Is this part still true? There are widely available APIs (and even running at home on consumer level hardware to some extent) that can pick an object out of an image, describe what it might be useful for and where it could go.

Imagine you program a robot to "put away" a towel. Then it opens the door and finds there's a cup in the place already. Now what? Or a mouse. Or a piece of paper that looks like a towel in this lighting. Or a child.

Imagine the frustration if the robot kept returning to you saying "I cannot put this away". You'd get rid of the robot quickly. Reasoning at that level is so difficult.
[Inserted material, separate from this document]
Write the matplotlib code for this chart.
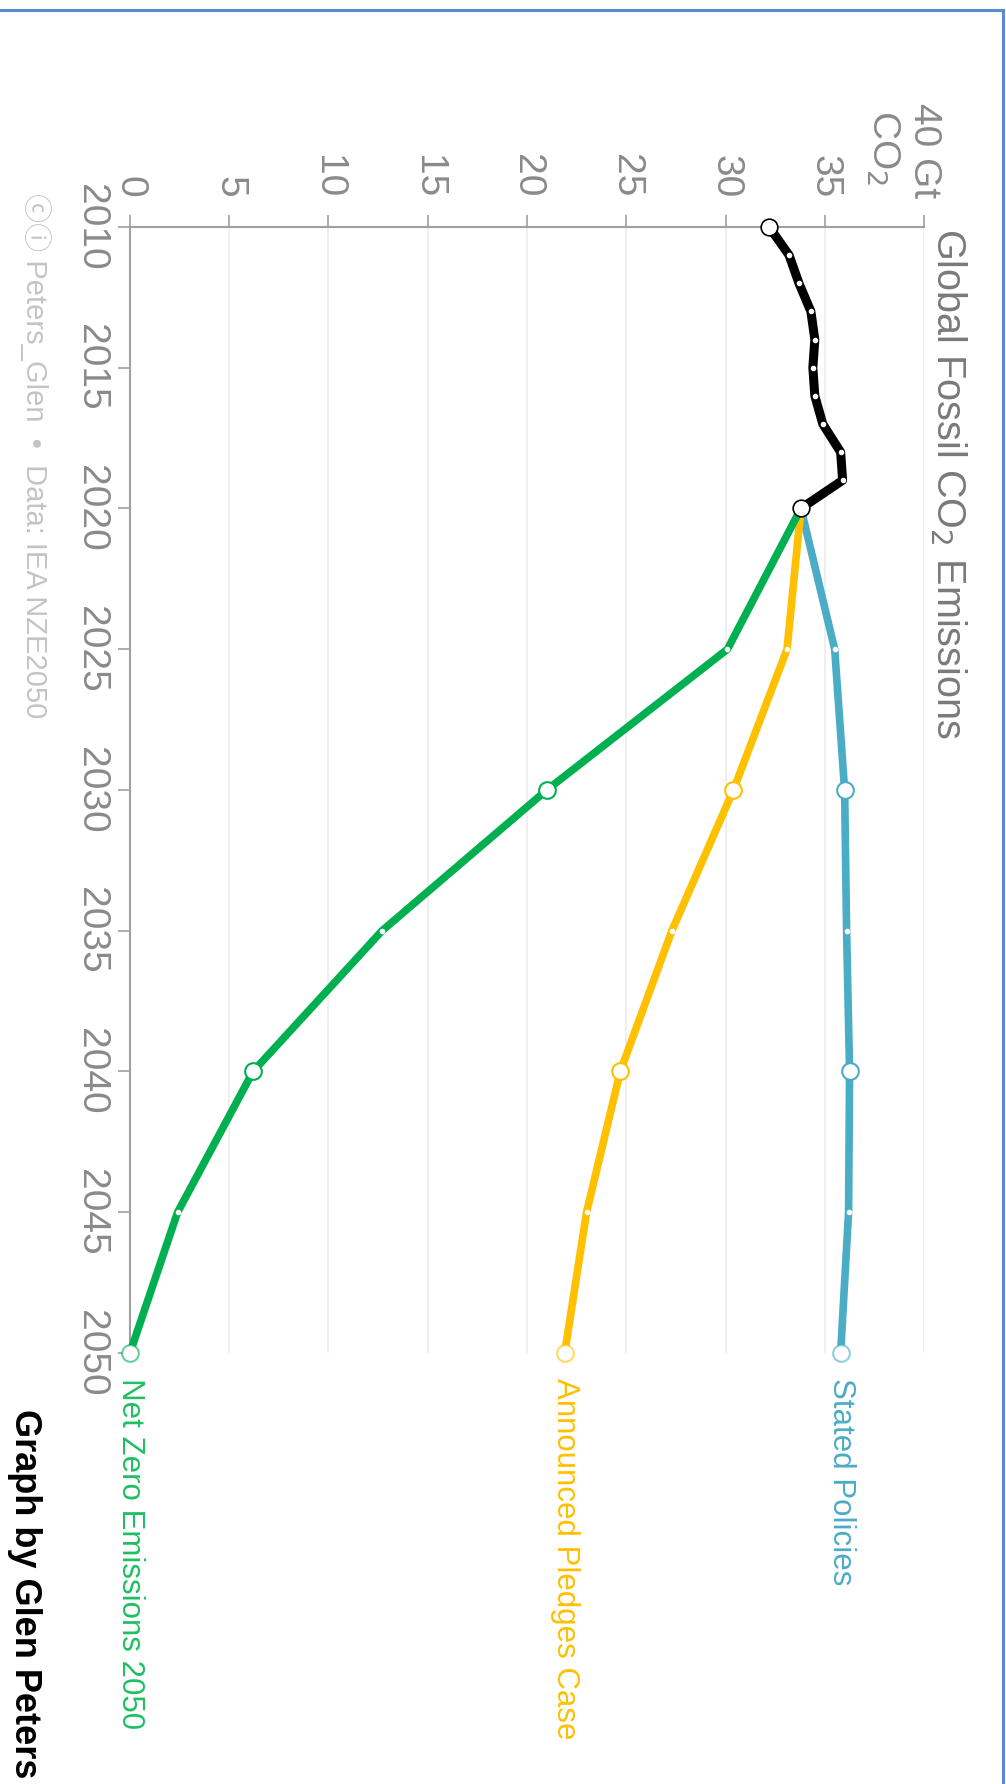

But then imagine it was just a towel all along - oops, your perception system screwed up and now you put the towel in the dishwasher. Maybe this happens 1/1,000,000 times, but that person posts pictures on the internet and your company stock tanks.

Most robotic companies today still use traditional tracking and filtering (e.g. kalman filters) to help with associating detected objects with tracks (objects over time). Solving this in an fully differentiable / ML-first way for multiple targets is still WIP at most companies, since deepnet-to-detect + filtering is still a strong baseline and there are still challenges to be solved.

Occlusions, short-lived tracks, misassociations, low frame rate + high-rate-of-change features (e.g. flashing lights) are all still very challenging when you get down to brass tacks.

It's definitely not a solved problem in general, especially in realtime.

It's a lot easier to get started on something interesting and maybe even useful than it was even 10 years ago.

A lot of the "ah we can just use X API" falls apart pretty fast when you do risk analysis on a real system. Lots of these APIs are do a decent job most of the time under somewhat ideal conditions, beyond that things get hairy.

> that can pick an object out of an image

You have to do it in real time, from a video feed, and make sure that you're tracking the same unique instance of that object between frames.

Robots could make a short stop or go slower to process an unclear picture, that is probably not the problem - but the image processing itself, is still way too unreliable. Under ideal condition it mostly works, but have some light fog in the picture or strong sunlight and ... usually all fails.

Otherwise the Teslas would have indeed full self driving mode, using only cameras.

>Robots could make a short stop or go slower to process an unclear picture

The costs of doing so are hugely dependent application. It is not, for example, an attractive strategy for an image-guided missile, though it's probably fine for an autonomous vacuum cleaner.

And then you need to grasp it.
If someone could readily do it using GPT-4V with its apparent sentience, it must be happening already. So far there have been just few demos that shows obvious signs of manual programming, manual remote operation, and/or even VFX editing in some cases.
That language sounds borne of hair-pulling disbelief.

If they can put ImageNet on a SOC, they can do it. [probably too big/watt]

Better yet: ImageNet bones on SOC, cacheable "Immediate Situation" fed by [the obvious logic programming that everyone glances past :) ]

> This is how Cybernetics starts y'all. <
Cute quote - added to https://github.com/globalcitizen/taoup :)

I would add supply chain, however.

To solve that:

Assumption: Apple's supply chain is gold standard [~max iterative tech envelope push & max known demand]

Hypothesis: This is swiftly re-creatable for any [max believable & max useful] product. "Detroit, waiting".

An honor! Pleased to contribute.
What about transformers for robotics, like ALOHA, they seems to help with learning new tasks.